* start DATA FOR PROCESSING *

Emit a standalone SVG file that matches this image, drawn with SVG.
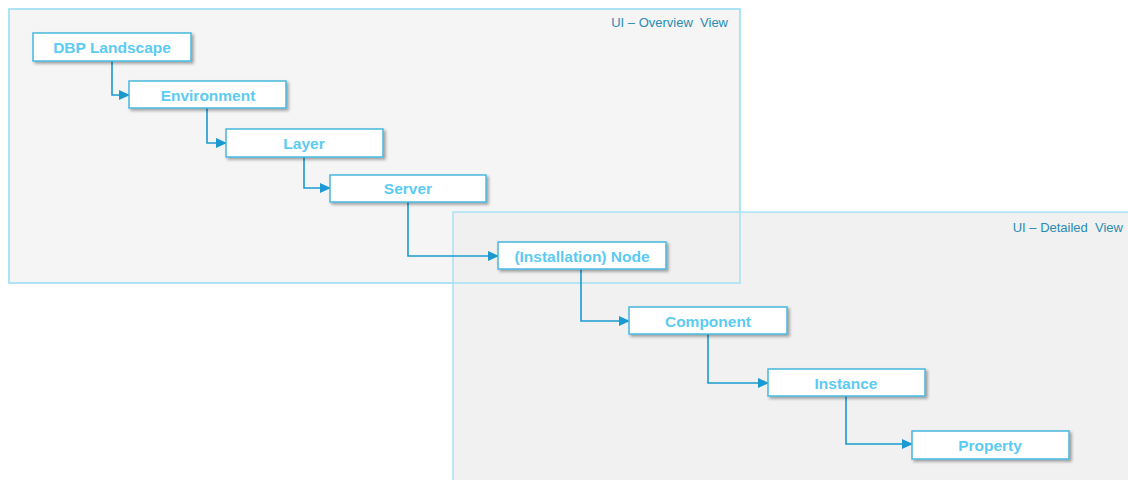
<svg xmlns="http://www.w3.org/2000/svg" width="1128" height="480" viewBox="0 0 1128 480">
  <defs>
    <filter id="sh" x="-10%" y="-30%" width="125%" height="180%">
      <feDropShadow dx="2" dy="2" stdDeviation="1.5" flood-color="#000" flood-opacity="0.35"/>
    </filter>
    <marker id="arr" markerWidth="11" markerHeight="11" refX="10" refY="5.5" orient="auto" markerUnits="userSpaceOnUse">
      <path d="M0,0.5 L11,5.5 L0,10.5 Z" fill="#1a9ad0"/>
    </marker>
    <style>
      .panel { stroke: #a8e2f4; stroke-width: 1.5; }
      .plabel { font-family: "Liberation Sans", Arial, sans-serif; font-size: 13px; fill: #2a8cb3; text-anchor: end; white-space: pre; }
      .node rect { fill: #ffffff; stroke: #47b8e0; stroke-width: 1.5; filter: url(#sh); }
      .node text { font-family: "Liberation Sans", Arial, sans-serif; font-size: 15.5px; font-weight: bold; fill: #5ccbf2; text-anchor: middle; }
      .conn path { fill: none; stroke: #1a9ad0; stroke-width: 1.6; marker-end: url(#arr); }
    </style>
  </defs>
  <rect width="1128" height="480" fill="#ffffff"/>
  <g id="panel-overview">
    <rect class="panel" x="9" y="9" width="731" height="274" fill="#f5f5f5"/>
    <text class="plabel" x="728" y="27" xml:space="preserve">UI – Overview  View</text>
  </g>
  <g id="panel-detailed">
    <rect class="panel" x="453" y="212" width="690" height="280" fill="#eeeeee" fill-opacity="0.85"/>
    <rect x="9" y="9" width="731" height="274" fill="none" stroke="#a8e2f4" stroke-width="1.5"/>
    <text class="plabel" x="1123" y="232" xml:space="preserve">UI – Detailed  View</text>
  </g>
  <g id="connectors" class="conn">
    <path d="M112,61 V95 H129"/>
    <path d="M207,108 V143 H226"/>
    <path d="M304,157 V188 H330"/>
    <path d="M408,202 V256 H498"/>
    <path d="M581,269 V321 H629"/>
    <path d="M708,334 V383 H768"/>
    <path d="M846,396 V444 H912"/>
  </g>
  <g id="n-dbp" class="node">
    <rect x="33" y="33" width="158" height="28"/>
    <text x="112" y="53">DBP Landscape</text>
  </g>
  <g id="n-env" class="node">
    <rect x="129" y="81" width="157" height="27"/>
    <text x="208" y="100.5">Environment</text>
  </g>
  <g id="n-layer" class="node">
    <rect x="226" y="129" width="157" height="28"/>
    <text x="304" y="149">Layer</text>
  </g>
  <g id="n-server" class="node">
    <rect x="330" y="175" width="156" height="27"/>
    <text x="408" y="194">Server</text>
  </g>
  <g id="n-node" class="node">
    <rect x="498" y="242" width="168" height="27"/>
    <text x="582" y="261.5">(Installation) Node</text>
  </g>
  <g id="n-component" class="node">
    <rect x="629" y="307" width="158" height="27"/>
    <text x="708" y="326.5">Component</text>
  </g>
  <g id="n-instance" class="node">
    <rect x="768" y="369" width="157" height="27"/>
    <text x="846" y="389">Instance</text>
  </g>
  <g id="n-property" class="node">
    <rect x="912" y="431" width="157" height="28"/>
    <text x="990" y="451">Property</text>
  </g>
</svg>
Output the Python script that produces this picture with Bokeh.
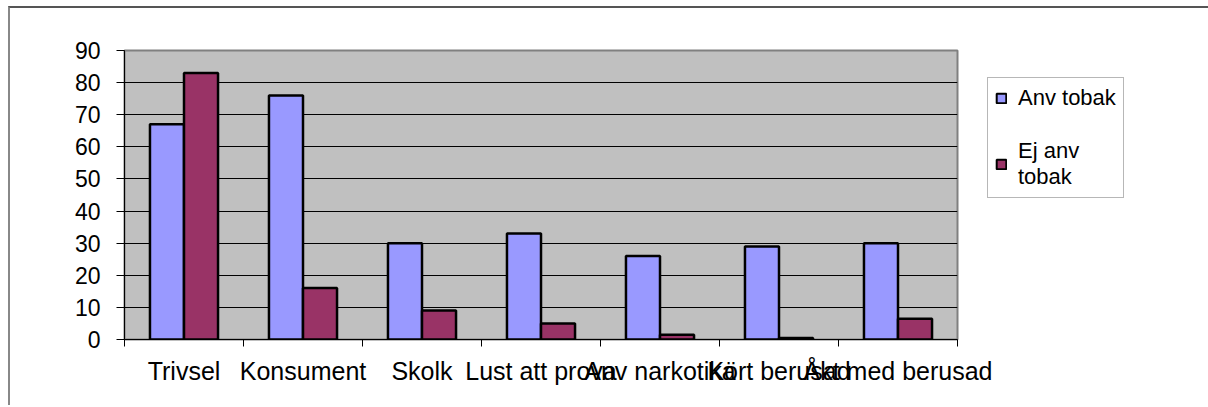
import numpy as np
from bokeh.plotting import figure
from bokeh.layouts import row
from bokeh.models import (ColumnDataSource, FixedTicker, Legend, LegendItem, Range1d)
from bokeh.embed import file_html
from bokeh.resources import INLINE

categories = ["Trivsel", "Konsument", "Skolk", "Lust att prova", "Anv narkotika",
              "Kört berusad", "Åkt med berusad"]
anv_tobak = [67, 76, 30, 33, 26, 29, 30]
ej_anv_tobak = [83, 16, 9, 5, 1.5, 0.5, 6.5]
series_names = ["Anv tobak", "Ej anv\ntobak"]
series_colors = ["#9999FF", "#993366"]
y_ticks = [0, 10, 20, 30, 40, 50, 60, 70, 80, 90]
grid_ticks = [10, 20, 30, 40, 50, 60, 70, 80]

n = len(categories)
centers = np.arange(n) + 0.5
bw = 0.286

src = ColumnDataSource(dict(
    xa=centers - bw / 2, xb=centers + bw / 2,
    a=anv_tobak, b=ej_anv_tobak,
))

H = 397
TOP, BOTTOM = 42, 66
p = figure(width=1007, height=H, output_backend="svg", toolbar_location=None,
           x_range=Range1d(0, n), y_range=Range1d(0, 90),
           min_border_left=114, min_border_top=TOP, min_border_bottom=BOTTOM,
           min_border_right=60)

p.background_fill_color = "#C0C0C0"
p.border_fill_color = "white"
p.outline_line_color = "#808080"
p.outline_line_width = 2

ra = p.vbar(x="xa", top="a", width=bw, source=src, fill_color=series_colors[0],
            line_color="black", line_width=2.5)
rb = p.vbar(x="xb", top="b", width=bw, source=src, fill_color=series_colors[1],
            line_color="black", line_width=2.5)

# y axis
yax = p.yaxis[0]
yax.ticker = FixedTicker(ticks=y_ticks)
yax.major_tick_out = 8
yax.major_tick_in = 0
yax.minor_tick_out = 0
yax.axis_line_color = "black"
yax.major_tick_line_color = "black"
yax.major_label_text_font = "Liberation Sans"
yax.major_label_text_font_size = "23px"
yax.major_label_text_color = "black"
yax.major_label_standoff = 16

# x axis: labels at category centres, ticks at boundaries
xax = p.xaxis[0]
xax.ticker = FixedTicker(ticks=list(centers), minor_ticks=list(range(n + 1)))
xax.major_label_overrides = {float(c): lab for c, lab in zip(centers, categories)}
xax.major_tick_out = 0
xax.major_tick_in = 0
xax.minor_tick_out = 7
xax.minor_tick_in = 0
xax.minor_tick_line_color = "black"
xax.axis_line_color = "black"
xax.major_label_text_font = "Liberation Sans"
xax.major_label_text_font_size = "25px"
xax.major_label_text_color = "black"
xax.major_label_standoff = 10

p.xgrid.visible = False
p.ygrid.ticker = FixedTicker(ticks=grid_ticks)
p.ygrid.grid_line_color = "black"
p.ygrid.grid_line_width = 1

# legend panel (transparent overlay to the right of the plot area)
q = figure(width=221, height=H, output_backend="svg", toolbar_location=None,
           x_range=Range1d(0, 1), y_range=Range1d(0, 1),
           min_border_left=0, min_border_right=0, min_border_top=TOP,
           min_border_bottom=BOTTOM)
q.axis.visible = False
q.grid.visible = False
q.outline_line_color = None
q.background_fill_alpha = 0
q.border_fill_alpha = 0
q.styles = {"margin-left": "-30px"}
key_src = ColumnDataSource(dict(x=[0.5], top=[0.5]))
la = q.vbar(x="x", top="top", width=0.1, source=key_src, fill_color=series_colors[0],
            line_color="black", line_width=2, visible=False)
lb = q.vbar(x="x", top="top", width=0.1, source=key_src, fill_color=series_colors[1],
            line_color="black", line_width=2, visible=False)

legend = Legend(items=[LegendItem(label=series_names[0], renderers=[la]),
                       LegendItem(label=series_names[1], renderers=[lb])],
                location=(0, 141))
legend.inactive_fill_alpha = 0
legend.border_line_color = "#707070"
legend.border_line_width = 1
legend.background_fill_color = "white"
legend.label_text_font = "Liberation Sans"
legend.label_text_font_size = "22px"
legend.label_text_color = "black"
legend.glyph_width = 12
legend.glyph_height = 12
legend.label_standoff = 11
legend.padding = 7
legend.spacing = 27
legend.margin = 0
q.add_layout(legend, "center")

layout = row(p, q)
layout.styles = {"border-top": "2px solid #555555", "border-left": "2px solid #888888",
                 "margin-left": "8px", "margin-top": "6px"}

open("out.html", "w").write(file_html(layout, INLINE))
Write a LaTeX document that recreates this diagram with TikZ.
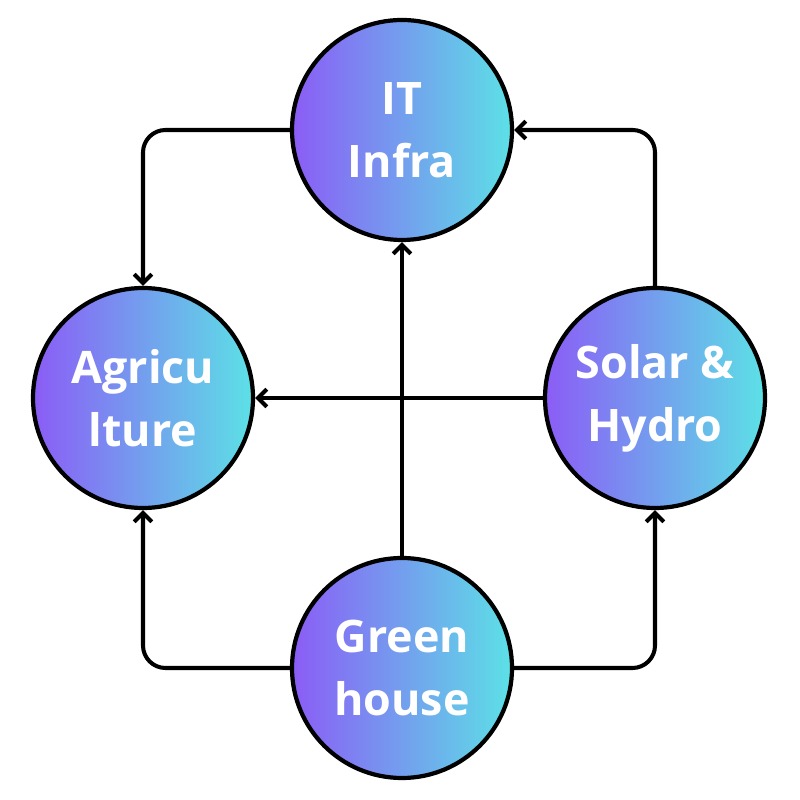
\documentclass[tikz,border=0pt]{standalone}
\usepackage{fontspec}
\setmainfont{Open Sans}
\usepackage{tikz}
\usetikzlibrary{arrows.meta,positioning}
\definecolor{gradpurple}{RGB}{139,92,246}
\definecolor{gradcyan}{RGB}{92,225,230}

\begin{document}
\begin{tikzpicture}[line join=round,
    sector/.style={circle,draw=black,line width=2.4pt,minimum size=4.4cm,inner sep=0pt,
      left color=gradpurple,right color=gradcyan,text=white,align=center,
      font=\fontsize{25.5}{36}\selectfont\bfseries},
    conn/.style={line width=2.3pt,rounded corners=0.45cm,-{Straight Barb[length=5pt,width=10pt,line width=2.3pt]}}]
  \useasboundingbox (0,0) rectangle (16,16);
  % --- four sectors ---
  \node[sector] (infra) at (8.04,13.4) {IT\\Infra};
  \node[sector] (agri) at (2.86,8.04) {Agricu\\lture};
  \node[sector] (solar) at (13.1,8.04) {Solar \&\\Hydro};
  \node[sector] (green) at (8.04,2.64) {Green\\house};
  % --- links ---
  \draw[conn] (infra.west) -| (agri.north);
  \draw[conn] (solar.north) |- (infra.east);
  \draw[conn] (green.north) -- (infra.south);
  \draw[conn] (solar.west) -- (agri.east);
  \draw[conn] (green.west) -| (agri.south);
  \draw[conn] (green.east) -| (solar.south);
\end{tikzpicture}
\end{document}
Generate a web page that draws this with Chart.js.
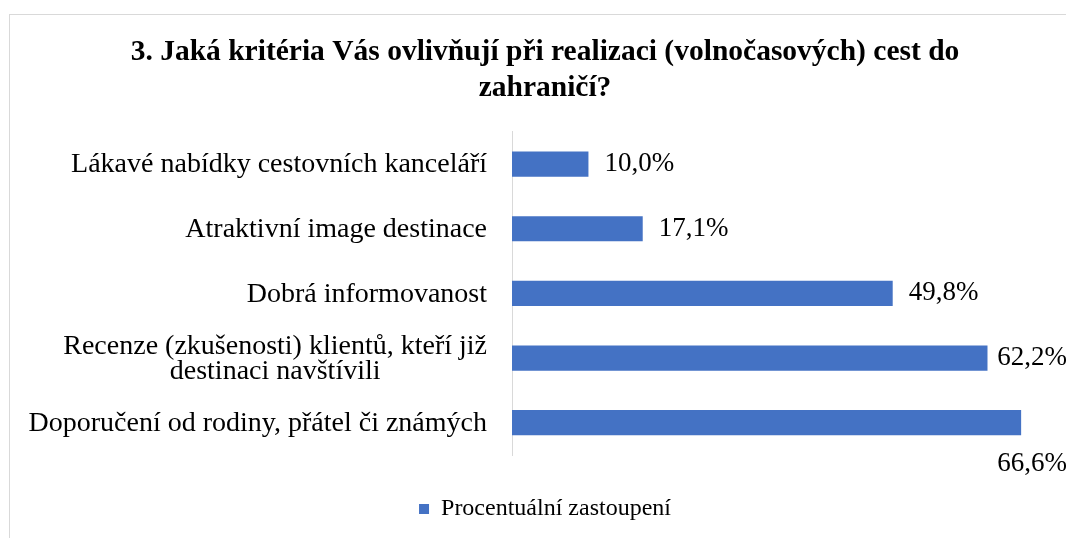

* end DATA FOR PROCESSING *

◆ **EXERCISE TASK**: Take every line from the records above that has the word "with" and copy it.

◆ **WORKED SOLUTION**:
Emit a standalone SVG file that matches this image, drawn with SVG.
Output the Python script that produces this picture with Bokeh.
Write a LaTeX document that recreates this diagram with TikZ.
Generate a web page that draws this with Chart.js.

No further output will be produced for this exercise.